Bunda People

Regions with significant populations
- Kwilu Province

Languages
- Mpuono language

Religion
- Christianity; traditional African religion;

= Bunda people =

The Bunda people or (also Ambuun and
Mbuun) are an ethnic group that mostly live in Idiofa Territory of Kwilu Province, Democratic Republic of the Congo.
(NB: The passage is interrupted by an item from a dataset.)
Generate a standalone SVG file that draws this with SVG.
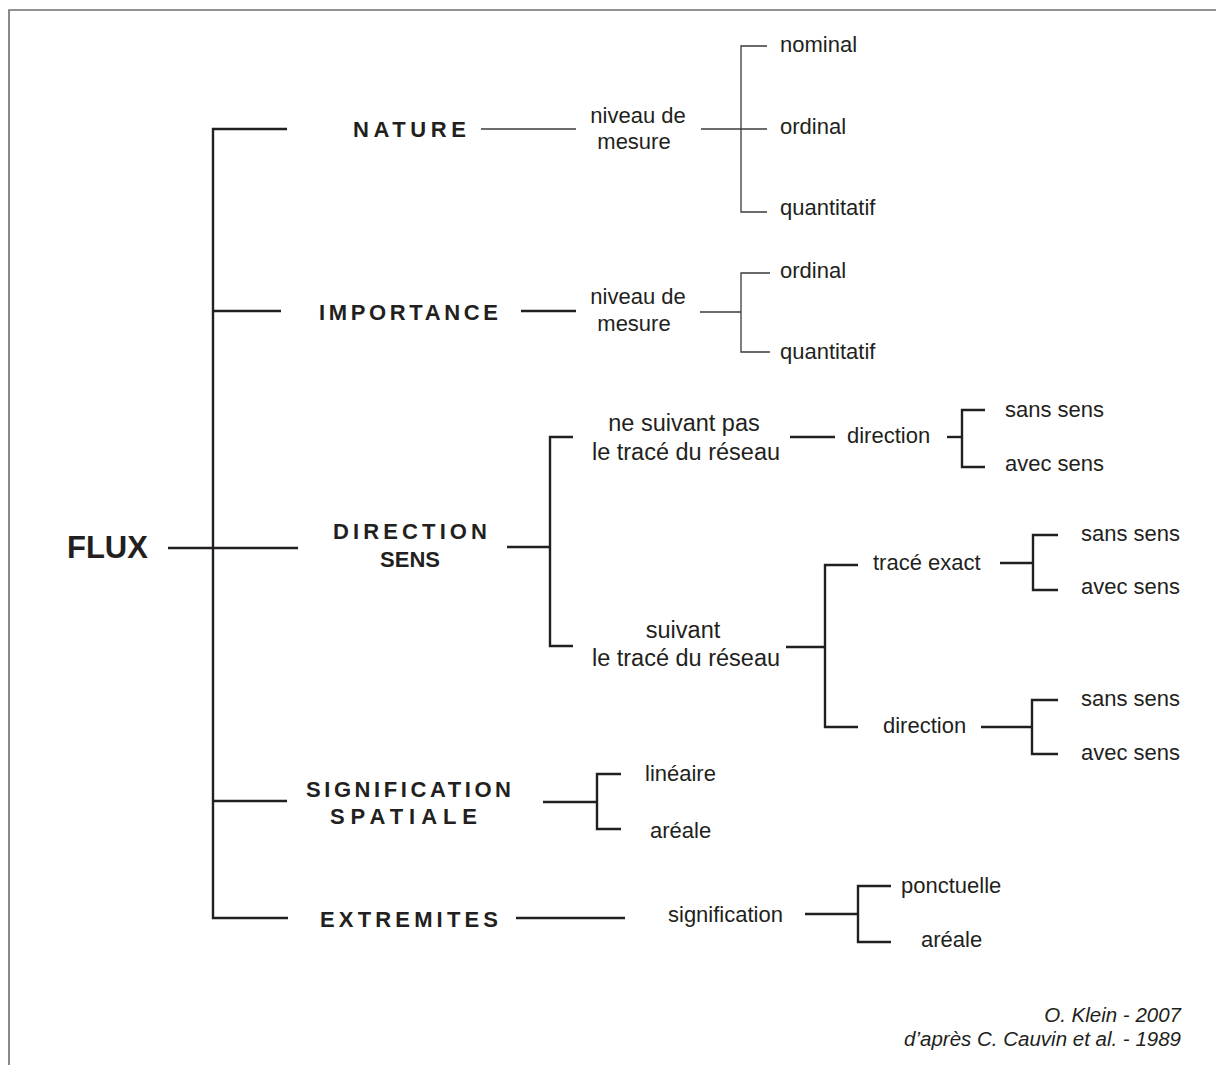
<svg xmlns="http://www.w3.org/2000/svg" width="1216" height="1065" viewBox="0 0 1216 1065">
  <style>
    .frame { fill: none; stroke: #6d6d6d; stroke-width: 1.6; }
    .thick { fill: none; stroke: #231f20; stroke-width: 2.4; }
    .thin { fill: none; stroke: #3a3a3a; stroke-width: 1.3; }
    .lbl { font-family: "Liberation Sans", Arial, sans-serif; font-size: 22px; fill: #231f20; }
    .big { font-size: 23.5px; }
    .cat { font-family: "Liberation Sans", Arial, sans-serif; font-size: 22px; font-weight: bold; fill: #231f20; }
    .root { font-family: "Liberation Sans", Arial, sans-serif; font-size: 31px; font-weight: bold; fill: #231f20; }
    .credit { font-family: "Liberation Sans", Arial, sans-serif; font-size: 20.5px; font-style: italic; fill: #231f20; text-anchor: end; }
    .mid { text-anchor: middle; }
  </style>

  <!-- page frame (top and left edges only) -->
  <path class="frame" d="M9,1065 V10 H1216"/>

  <!-- connectors -->
  <g id="connectors">
    <!-- main trunk -->
    <path class="thick" d="M168,548 H298"/>
    <path class="thick" d="M287,129 H213 V918 H288"/>
    <path class="thick" d="M213,311 H281"/>
    <path class="thick" d="M213,801 H287"/>

    <!-- NATURE -->
    <path class="thin" d="M481,129 H576"/>
    <path class="thin" d="M701,129 H767"/>
    <path class="thin" d="M767,46 H741 V212 H767"/>

    <!-- IMPORTANCE -->
    <path class="thick" d="M521,311 H576"/>
    <path class="thin" d="M700,312 H741"/>
    <path class="thin" d="M770,273 H741 V352 H770"/>

    <!-- DIRECTION SENS -->
    <path class="thick" d="M507,547 H550"/>
    <path class="thick" d="M573,437 H550 V646 H573"/>
    <path class="thick" d="M790,437 H835"/>
    <path class="thick" d="M947,437 H962"/>
    <path class="thick" d="M985,410 H962 V467 H985"/>
    <path class="thick" d="M786,647 H825"/>
    <path class="thick" d="M858,565 H825 V727 H858"/>
    <path class="thick" d="M1000,563 H1033"/>
    <path class="thick" d="M1058,535 H1033 V590 H1058"/>
    <path class="thick" d="M981,727 H1032"/>
    <path class="thick" d="M1058,700 H1032 V754 H1058"/>

    <!-- SIGNIFICATION SPATIALE -->
    <path class="thick" d="M543,802 H597"/>
    <path class="thick" d="M621,774 H597 V829 H621"/>

    <!-- EXTREMITES -->
    <path class="thick" d="M516,918 H625"/>
    <path class="thick" d="M805,914 H858"/>
    <path class="thick" d="M891,886 H858 V942 H891"/>
  </g>

  <!-- root -->
  <g id="flux"><text class="root" x="67" y="558">FLUX</text></g>

  <!-- NATURE branch -->
  <g id="nature"><text class="cat" x="353" y="137" textLength="113" lengthAdjust="spacing">NATURE</text></g>
  <g id="nature-niveau">
    <text class="lbl mid" x="638" y="123">niveau de</text>
    <text class="lbl mid" x="634" y="149">mesure</text>
  </g>
  <g id="nature-nominal"><text class="lbl" x="780" y="52">nominal</text></g>
  <g id="nature-ordinal"><text class="lbl" x="780" y="134">ordinal</text></g>
  <g id="nature-quantitatif"><text class="lbl" x="780" y="215">quantitatif</text></g>

  <!-- IMPORTANCE branch -->
  <g id="importance"><text class="cat" x="319" y="320" textLength="179" lengthAdjust="spacing">IMPORTANCE</text></g>
  <g id="importance-niveau">
    <text class="lbl mid" x="638" y="304">niveau de</text>
    <text class="lbl mid" x="634" y="331">mesure</text>
  </g>
  <g id="importance-ordinal"><text class="lbl" x="780" y="278">ordinal</text></g>
  <g id="importance-quantitatif"><text class="lbl" x="780" y="359">quantitatif</text></g>

  <!-- DIRECTION SENS branch -->
  <g id="direction-sens">
    <text class="cat" x="333" y="539" textLength="154" lengthAdjust="spacing">DIRECTION</text>
    <text class="cat" x="380" y="567" textLength="60" lengthAdjust="spacing">SENS</text>
  </g>
  <g id="hors-reseau">
    <text class="lbl big mid" x="684" y="431">ne suivant pas</text>
    <text class="lbl big mid" x="686" y="460">le tracé du réseau</text>
  </g>
  <g id="hors-reseau-direction"><text class="lbl" x="847" y="443">direction</text></g>
  <g id="hors-reseau-sans"><text class="lbl" x="1005" y="417">sans sens</text></g>
  <g id="hors-reseau-avec"><text class="lbl" x="1005" y="471">avec sens</text></g>

  <g id="reseau">
    <text class="lbl big mid" x="683" y="638">suivant</text>
    <text class="lbl big mid" x="686" y="666">le tracé du réseau</text>
  </g>
  <g id="trace-exact"><text class="lbl" x="873" y="570">tracé exact</text></g>
  <g id="trace-exact-sans"><text class="lbl" x="1081" y="541">sans sens</text></g>
  <g id="trace-exact-avec"><text class="lbl" x="1081" y="594">avec sens</text></g>
  <g id="reseau-direction"><text class="lbl" x="883" y="733">direction</text></g>
  <g id="reseau-direction-sans"><text class="lbl" x="1081" y="706">sans sens</text></g>
  <g id="reseau-direction-avec"><text class="lbl" x="1081" y="760">avec sens</text></g>

  <!-- SIGNIFICATION SPATIALE branch -->
  <g id="signification-spatiale">
    <text class="cat" x="306" y="797" textLength="205" lengthAdjust="spacing">SIGNIFICATION</text>
    <text class="cat" x="330" y="824" textLength="147" lengthAdjust="spacing">SPATIALE</text>
  </g>
  <g id="lineaire"><text class="lbl" x="645" y="781">linéaire</text></g>
  <g id="areale-spatiale"><text class="lbl" x="650" y="838">aréale</text></g>

  <!-- EXTREMITES branch -->
  <g id="extremites"><text class="cat" x="320" y="927" textLength="178" lengthAdjust="spacing">EXTREMITES</text></g>
  <g id="extremites-signification"><text class="lbl" x="668" y="922">signification</text></g>
  <g id="ponctuelle"><text class="lbl" x="901" y="893">ponctuelle</text></g>
  <g id="areale-extremites"><text class="lbl" x="921" y="947">aréale</text></g>

  <!-- credits -->
  <g id="credits">
    <text class="credit" x="1181" y="1022">O. Klein - 2007</text>
    <text class="credit" x="1181" y="1046">d’après C. Cauvin et al. - 1989</text>
  </g>
</svg>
They speak the Mpuono language, spoken by an estimated 165,000 people as of 1972.

==Location==
The Belgian colonial administration originally gave Idiofa Territory the name of "Babunda Territory" after the Bunda people, who formed the majority of the population.
They are still the most important group in the center of Idiofa territory.
The Bunda are the majority of the population of the administrative center of Idiofa.
There are also Bunda populations in Bulungu Territory and Gungu Territory.

==Economy==
The Bundu territory has a tropical climate with alternating dry and rainy seasons.
The region has abundant water resources, the most important rivers being the Lubwe, Loange, Kamtsha and the Piopio.
Precipitation in the rainy season is so intense that it is a major obstacle to farming and a time when food may be scarce.
Hunting and fishing are individual activities during this period.
Food is abundant in the dry season, the main season for communal hunting and fishing.